AIM — Drop the images; return everything else in the listing below exactly.

DATA —
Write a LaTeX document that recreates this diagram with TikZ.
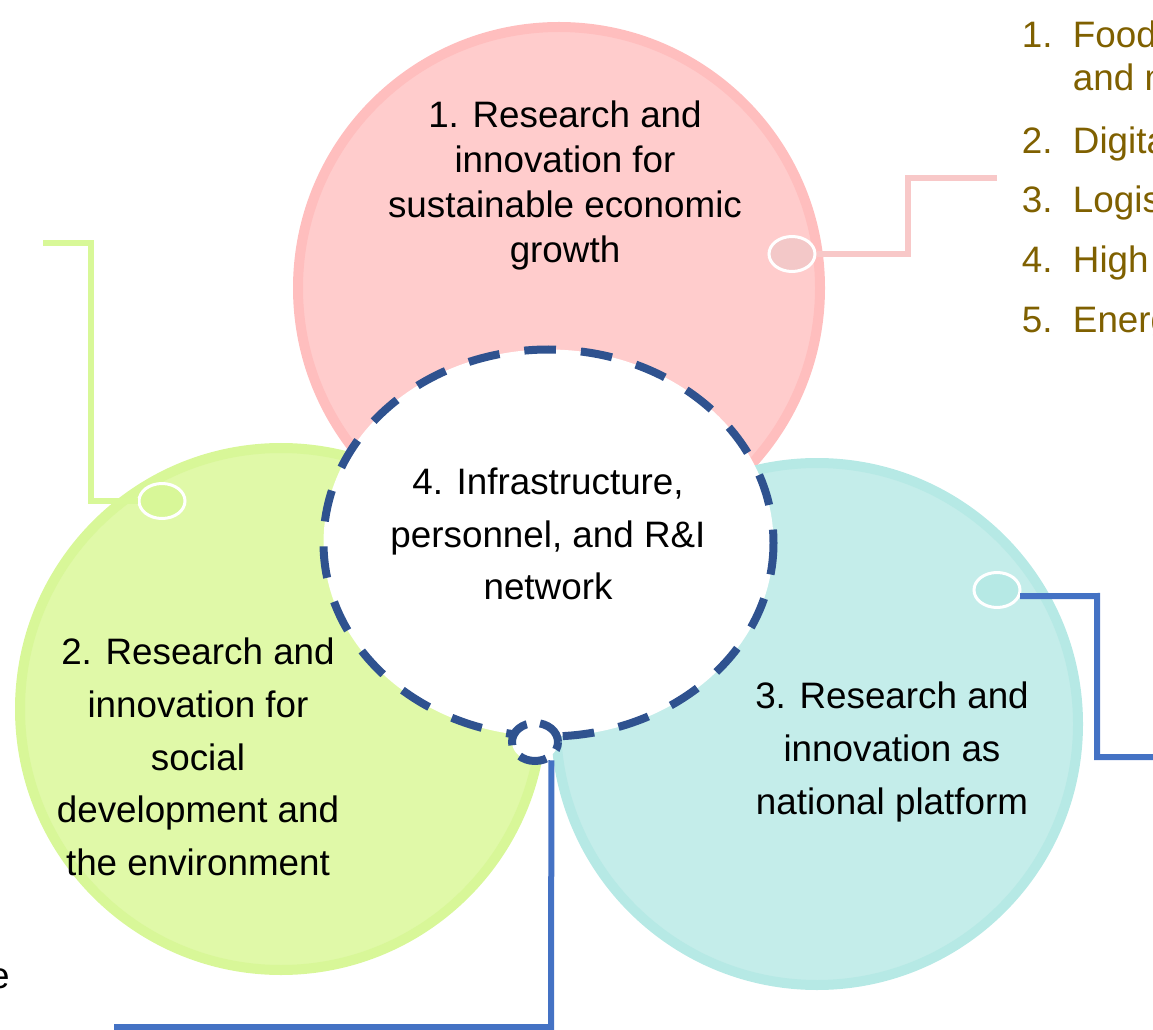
\documentclass[tikz,border=0pt]{standalone}
\usepackage{fontspec}
\setmainfont{Liberation Sans}
\usetikzlibrary{shapes.geometric}

\definecolor{pinkfill}{RGB}{255,204,204}
\definecolor{pinkring}{RGB}{255,190,190}
\definecolor{pinkdot}{RGB}{243,200,200}
\definecolor{pinkline}{RGB}{248,200,200}
\definecolor{greenfill}{RGB}{224,249,168}
\definecolor{greenring}{RGB}{216,247,152}
\definecolor{greenline}{RGB}{216,248,152}
\definecolor{cyanfill}{RGB}{196,237,234}
\definecolor{cyanring}{RGB}{182,233,229}
\definecolor{dashblue}{RGB}{47,82,143}
\definecolor{lineblue}{RGB}{68,114,196}
\definecolor{listbrown}{RGB}{127,96,0}

\tikzset{every picture/.style={line width=0.75pt}}
\tikzset{
  bigtext/.style={align=center, font=\fontsize{27.6}{39.6}\selectfont},
  listtext/.style={anchor=base west, text=listbrown, font=\fontsize{27.6}{32.3}\selectfont},
  dot/.style={ellipse, draw=white, line width=2.25pt, inner sep=0pt, minimum width=34.5pt, minimum height=26.25pt},
  ring/.style={line width=7.5pt},
  elbow/.style={line width=4.5pt},
  rimdash/.style={draw=dashblue, line width=6pt, dash pattern=on 23.75pt off 18.75pt, fill=white},
}

\begin{document}
\begin{tikzpicture}[x=0.75pt,y=0.75pt,yscale=-1,xscale=1]
		\useasboundingbox (0,0) rectangle (1153,1030);
		
		%Shape: Circle [pink]
		\draw [ring, draw=pinkring, fill=pinkfill] (559,288) circle (261);
		%Shape: Circle [green]
		\draw [ring, draw=greenring, fill=greenfill] (281,709) circle (261);
		%Shape: Circle [cyan]
		\draw [ring, draw=cyanring, fill=cyanfill] (817,724) circle (261);
		
		%Shape: Ellipse [centre]
		\draw [rimdash] (548.5,543) ellipse [x radius=225, y radius=193.5];
		
		%Small dots
		\node [dot, fill=pinkdot] (pinkdot) at (792,254) {};
		\node [dot, fill=greenring] (greendot) at (162,501) {};
		\node [dot, fill=cyanring] (cyandot) at (997,590) {};
		\node [ellipse, rimdash, dash pattern=on 21pt off 10pt, inner sep=0pt, minimum width=34.5pt, minimum height=28.5pt] (bdot) at (535,742) {};
		
		%Free ends
		\coordinate (pinkend) at (997,178);
		\coordinate (greenend) at (43,243);
		\coordinate (cyanend) at (1160,757);
		\coordinate (bottomend) at (114,1027);
		
		%Connectors
		\draw [elbow, pinkline] (pinkdot.east) -- (908,254) |- (pinkend);
		\draw [elbow, greenline] (greendot.west) -- (91,501) |- (greenend);
		\draw [elbow, lineblue] (cyandot.-15) -- (1097,596) |- (cyanend);
		\draw [elbow, lineblue] (bdot.-48) -- (551,1027) -- (bottomend);
		
		% Text Node
		\node [bigtext, font=\fontsize{27.6}{33.75}\selectfont] (econ) at (565,185) {1. Research and\\innovation for\\sustainable economic\\growth};
		% Text Node
		\node [bigtext] (social) at (198,757) {2. Research and\\innovation for\\social\\development and\\the environment};
		% Text Node
		\node [bigtext] (platform) at (892,752) {3. Research and\\innovation as\\national platform};
		% Text Node
		\node [bigtext] (infra) at (548,534) {4. Infrastructure,\\personnel, and R\&I\\network};
		
		% List
		\node [listtext] (num1) at (1017,48) {1.};
		\node [listtext] (item1) at (1068,48) {Food};
		\node [listtext] (item1b) at (1068,91) {and m};
		\node [listtext] (num2) at (1017,154) {2.};
		\node [listtext] (item2) at (1068,154) {Digita};
		\node [listtext] (num3) at (1017,213) {3.};
		\node [listtext] (item3) at (1068,213) {Logis};
		\node [listtext] (num4) at (1017,273) {4.};
		\node [listtext] (item4) at (1068,273) {High};
		\node [listtext] (num5) at (1017,333) {5.};
		\node [listtext] (item5) at (1068,333) {Energ};
		
		% Text Node
		\node [anchor=base east, inner sep=0pt, font=\fontsize{27.6}{33}\selectfont] (tail) at (10,988) {e};
		
\end{tikzpicture}
\end{document}
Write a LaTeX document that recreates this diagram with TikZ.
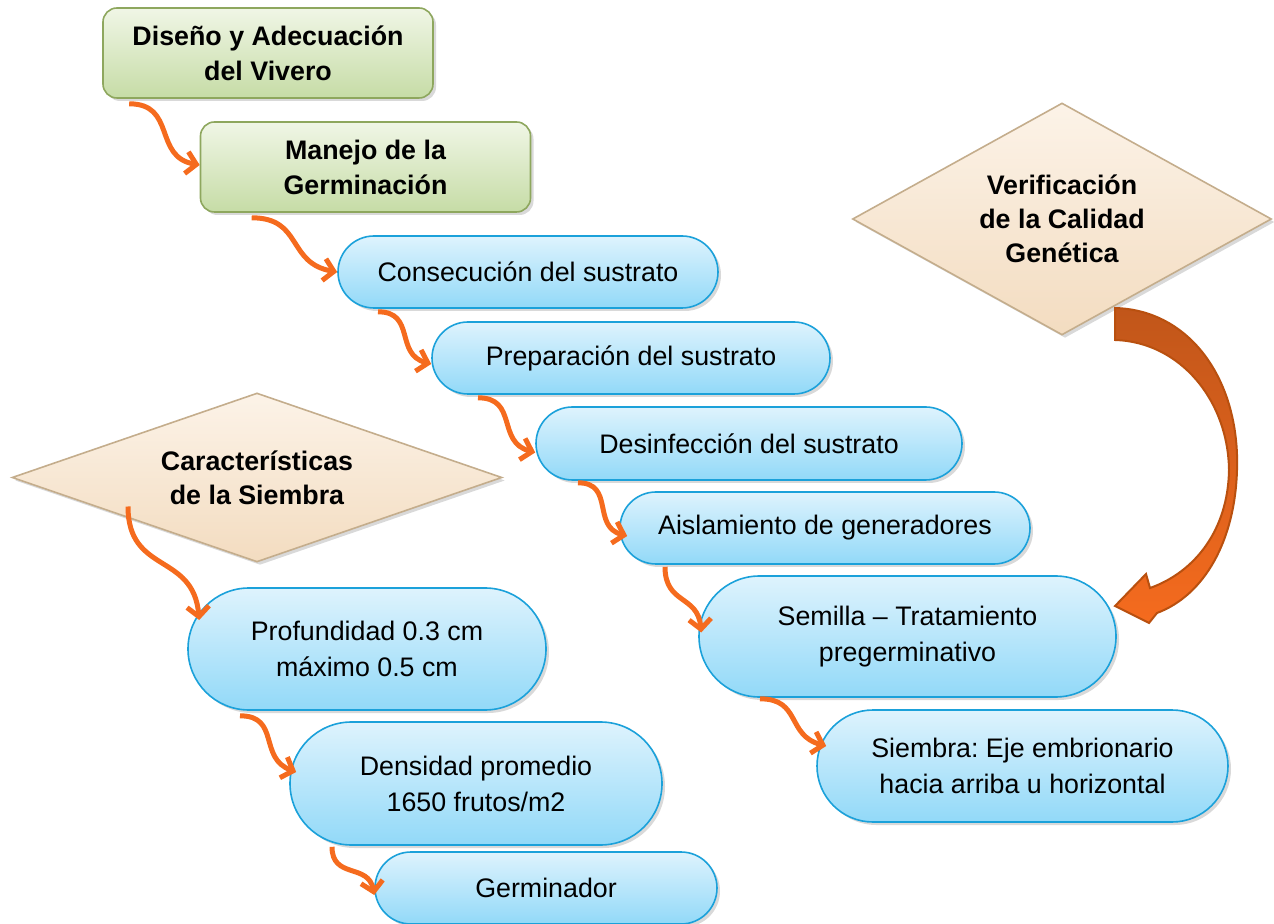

SOLVED PROBLEM —
Write a LaTeX document that recreates this diagram with TikZ.
\documentclass[tikz,border=0pt]{standalone}
\usepackage{fontspec}
\setmainfont{Liberation Sans}
\usetikzlibrary{shapes.geometric}

\definecolor{pinkfill}{RGB}{255,204,204}
\definecolor{pinkring}{RGB}{255,190,190}
\definecolor{pinkdot}{RGB}{243,200,200}
\definecolor{pinkline}{RGB}{248,200,200}
\definecolor{greenfill}{RGB}{224,249,168}
\definecolor{greenring}{RGB}{216,247,152}
\definecolor{greenline}{RGB}{216,248,152}
\definecolor{cyanfill}{RGB}{196,237,234}
\definecolor{cyanring}{RGB}{182,233,229}
\definecolor{dashblue}{RGB}{47,82,143}
\definecolor{lineblue}{RGB}{68,114,196}
\definecolor{listbrown}{RGB}{127,96,0}

\tikzset{every picture/.style={line width=0.75pt}}
\tikzset{
  bigtext/.style={align=center, font=\fontsize{27.6}{39.6}\selectfont},
  listtext/.style={anchor=base west, text=listbrown, font=\fontsize{27.6}{32.3}\selectfont},
  dot/.style={ellipse, draw=white, line width=2.25pt, inner sep=0pt, minimum width=34.5pt, minimum height=26.25pt},
  ring/.style={line width=7.5pt},
  elbow/.style={line width=4.5pt},
  rimdash/.style={draw=dashblue, line width=6pt, dash pattern=on 23.75pt off 18.75pt, fill=white},
}

\begin{document}
\begin{tikzpicture}[x=0.75pt,y=0.75pt,yscale=-1,xscale=1]
		\useasboundingbox (0,0) rectangle (1153,1030);
		
		%Shape: Circle [pink]
		\draw [ring, draw=pinkring, fill=pinkfill] (559,288) circle (261);
		%Shape: Circle [green]
		\draw [ring, draw=greenring, fill=greenfill] (281,709) circle (261);
		%Shape: Circle [cyan]
		\draw [ring, draw=cyanring, fill=cyanfill] (817,724) circle (261);
		
		%Shape: Ellipse [centre]
		\draw [rimdash] (548.5,543) ellipse [x radius=225, y radius=193.5];
		
		%Small dots
		\node [dot, fill=pinkdot] (pinkdot) at (792,254) {};
		\node [dot, fill=greenring] (greendot) at (162,501) {};
		\node [dot, fill=cyanring] (cyandot) at (997,590) {};
		\node [ellipse, rimdash, dash pattern=on 21pt off 10pt, inner sep=0pt, minimum width=34.5pt, minimum height=28.5pt] (bdot) at (535,742) {};
		
		%Free ends
		\coordinate (pinkend) at (997,178);
		\coordinate (greenend) at (43,243);
		\coordinate (cyanend) at (1160,757);
		\coordinate (bottomend) at (114,1027);
		
		%Connectors
		\draw [elbow, pinkline] (pinkdot.east) -- (908,254) |- (pinkend);
		\draw [elbow, greenline] (greendot.west) -- (91,501) |- (greenend);
		\draw [elbow, lineblue] (cyandot.-15) -- (1097,596) |- (cyanend);
		\draw [elbow, lineblue] (bdot.-48) -- (551,1027) -- (bottomend);
		
		% Text Node
		\node [bigtext, font=\fontsize{27.6}{33.75}\selectfont] (econ) at (565,185) {1. Research and\\innovation for\\sustainable economic\\growth};
		% Text Node
		\node [bigtext] (social) at (198,757) {2. Research and\\innovation for\\social\\development and\\the environment};
		% Text Node
		\node [bigtext] (platform) at (892,752) {3. Research and\\innovation as\\national platform};
		% Text Node
		\node [bigtext] (infra) at (548,534) {4. Infrastructure,\\personnel, and R\&I\\network};
		
		% List
		\node [listtext] (num1) at (1017,48) {1.};
		\node [listtext] (item1) at (1068,48) {Food};
		\node [listtext] (item1b) at (1068,91) {and m};
		\node [listtext] (num2) at (1017,154) {2.};
		\node [listtext] (item2) at (1068,154) {Digita};
		\node [listtext] (num3) at (1017,213) {3.};
		\node [listtext] (item3) at (1068,213) {Logis};
		\node [listtext] (num4) at (1017,273) {4.};
		\node [listtext] (item4) at (1068,273) {High};
		\node [listtext] (num5) at (1017,333) {5.};
		\node [listtext] (item5) at (1068,333) {Energ};
		
		% Text Node
		\node [anchor=base east, inner sep=0pt, font=\fontsize{27.6}{33}\selectfont] (tail) at (10,988) {e};
		
\end{tikzpicture}
\end{document}
Write a LaTeX document that recreates this diagram with TikZ.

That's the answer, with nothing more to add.